Throughout the '90s, Sasha’s touring schedule escalated as he evolved as a producer. He was one of the first European DJs to tour in America. Compared with the lucrative European club rates at the time, Sasha took a pay cut when playing in the States, but he saw what he deemed a greater opportunity: to be part of the burgeoning dance music scene. Some of his first shows were at Club Firestone in Orlando.

“Kimball Collins was the resident at Firestone and he’d championed my music," Sasha says. "The first time I played Firestone was in 1996. It felt like a homecoming because when I dropped some of my own tracks, everyone on the dance floor knew the music.”

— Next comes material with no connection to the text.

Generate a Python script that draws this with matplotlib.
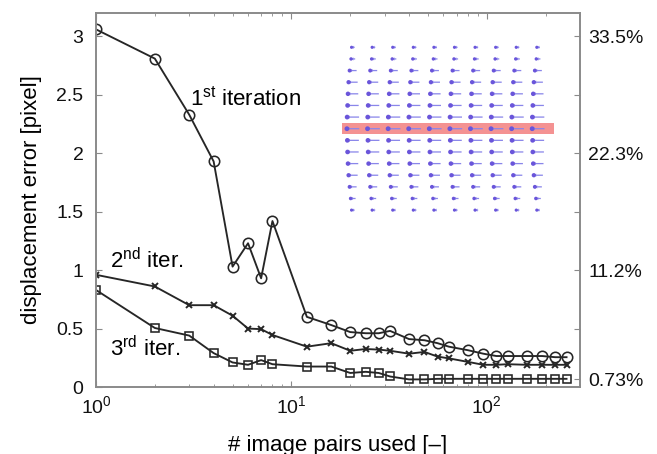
import numpy as np
import matplotlib
matplotlib.use("Agg")
import matplotlib.pyplot as plt

plt.rcParams['font.family'] = ['Liberation Sans', 'DejaVu Sans']
plt.rcParams['mathtext.fontset'] = 'custom'
plt.rcParams['mathtext.rm'] = 'Liberation Sans'
plt.rcParams['mathtext.it'] = 'Liberation Sans:italic'
plt.rcParams['mathtext.bf'] = 'Liberation Sans:bold'

# ---- data ----
n_pairs = [1, 2, 3, 4, 5, 6, 7, 8, 12, 16, 20, 24, 28, 32, 40, 48, 56, 64, 80, 96,
           112, 128, 160, 192, 224, 256]
err_1st = [3.06, 2.81, 2.33, 1.93, 1.03, 1.23, 0.93, 1.42, 0.60, 0.53, 0.47, 0.46,
           0.46, 0.48, 0.41, 0.40, 0.375, 0.345, 0.315, 0.285, 0.265, 0.265, 0.265,
           0.265, 0.255, 0.255]
err_2nd = [0.96, 0.86, 0.70, 0.70, 0.61, 0.50, 0.495, 0.445, 0.345, 0.375, 0.31, 0.325,
           0.32, 0.31, 0.285, 0.30, 0.26, 0.245, 0.215, 0.19, 0.19, 0.195, 0.19, 0.19,
           0.19, 0.19]
err_3rd = [0.83, 0.505, 0.44, 0.29, 0.21, 0.19, 0.23, 0.195, 0.175, 0.175, 0.12, 0.13,
           0.12, 0.09, 0.065, 0.065, 0.07, 0.07, 0.07, 0.07, 0.07, 0.07, 0.07, 0.07,
           0.07, 0.07]

left_ticks = [0, 0.5, 1, 1.5, 2, 2.5, 3]
left_labels = ['0', '0.5', '1', '1.5', '2', '2.5', '3']
right_ticks = [3, 2.5, 2, 1.5, 1, 0.5, 0.065]
right_labels = ['33.5%', '', '22.3%', '', '11.2%', '', '0.73%']

# inset vector field: 10 columns x 15 rows, arrow magnitude per row
field_cols = [1, 2, 3, 4, 5, 6, 7, 8, 9, 10]
field_rows = [1, 2, 3, 4, 5, 6, 7, 8, 9, 10, 11, 12, 13, 14, 15]
row_magnitude = [0.15, 0.2, 0.34, 0.44, 0.5, 0.54, 0.58, 0.6, 0.56, 0.54, 0.5,
                 0.44, 0.34, 0.24, 0.15]
highlight_row = 8

W, H = 657, 454
fig = plt.figure(figsize=(W / 100, H / 100), dpi=100)
ax = fig.add_axes([96 / W, 1 - 387 / H, 484 / W, 374 / H])

line_kw = dict(color='#262626', lw=1.35, mfc='none', mec='#262626')
ax.plot(n_pairs, err_1st, marker='o', ms=7.5, mew=1.15, **line_kw)
ax.plot(n_pairs, err_2nd, marker='x', ms=5, mew=1.4, **line_kw)
ax.plot(n_pairs, err_3rd, marker='s', ms=5.5, mew=1.15, **line_kw)

ax.set_xscale('log')
ax.set_xlim(1, 300)
ax.set_ylim(0, 3.2)
ax.set_yticks(left_ticks)
ax.set_yticklabels(left_labels)
ax.set_xticks([1, 10, 100])
ax.set_xticklabels([r'$10^{0}$', r'$10^{1}$', r'$10^{2}$'])

spine_c = '#8a8a8a'
for s in ax.spines.values():
    s.set_color(spine_c)
    s.set_linewidth(1.2)
ax.tick_params(which='both', direction='in', top=True, color=spine_c,
               labelsize=14, labelcolor='#111111')
ax.tick_params(axis='y', which='major', length=4, pad=9)
ax.tick_params(axis='x', which='major', length=4, pad=6)
ax.tick_params(axis='x', which='minor', length=2.5)

ax.set_xlabel('# image pairs used [–]', fontsize=16, va='center')
ax.xaxis.set_label_coords(0.5, (387 - 445) / 374)
ax.set_ylabel('displacement error [pixel]', fontsize=16, va='center')
ax.yaxis.set_label_coords((32 - 96) / 484, 0.5)

tw = ax.twinx()
tw.set_ylim(ax.get_ylim())
tw.set_yticks(right_ticks)
tw.set_yticklabels(right_labels)
for s in tw.spines.values():
    s.set_color(spine_c)
    s.set_linewidth(1.2)
tw.tick_params(direction='in', color=spine_c, length=4, pad=6, labelsize=14,
               labelcolor='#111111')

ax.text(3.02, 2.41, r'1$^{\mathrm{st}}$ iteration', fontsize=16, va='baseline')
ax.text(1.18, 1.02, r'2$^{\mathrm{nd}}$ iter.', fontsize=16, va='baseline')
ax.text(1.18, 0.26, r'3$^{\mathrm{rd}}$ iter.', fontsize=16, va='baseline')

# inset
ins = fig.add_axes([342 / W, 1 - 220 / H, 212 / W, 182 / H])
ins.set_xlim(0.46, 10.76)
ins.set_ylim(15.85, 0.2)
ins.axis('off')
ins.axhspan(highlight_row - 0.47, highlight_row + 0.47, color='#f48c8c', alpha=0.95, lw=0)
X, Y = np.meshgrid(field_cols, field_rows)
mag = np.repeat(np.array(row_magnitude)[:, None], len(field_cols), axis=1)
U = -mag
V = np.zeros_like(U)
ins.quiver(X, Y, U, V, angles='xy', scale_units='xy', scale=1, pivot='middle',
           color='#8a86ea', width=0.006, headwidth=2.5, headlength=2.0,
           headaxislength=1.8)
hx = X + U / 2
ins.scatter(hx.ravel(), Y.ravel(), s=(3 + 9 * mag / 0.6).ravel(), color='#6a55da',
            lw=0, zorder=3)

fig.savefig('out.png', dpi=100)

In the world of electronic music, there's a distinction between DJs and producers — Sasha’s both. He makes tracks, tests them in his sets, keeps the quality and trims the fat. His aim on the controls is to confuse the dance floor and create a wall of sound. He’s meticulous about his mixing, and strives for perfect seamless transitions. Sasha's upcoming Halloween-themed party will likely have moments of darkness — he is, after all, a brilliant storyteller with a knack for selection. His remix of “Sugarcoat” by Knives Out and his unreleased original “Comet Chaser” will likely make his set list. The track is included on Fabric’s 20th anniversary compilation album, which drops on Dec. 6.

Elite DJ-producers are often oblivious to the specificity of genres and more interested in quality sounds. Sasha’s legendary production “Xpander” is indeed quality. Created at 128 beats per minute, trance DJs speed it up and house DJs slow it down. So, what is it?

"Is Xpander a trance track?"  we asked. Sasha replied: "I guess so."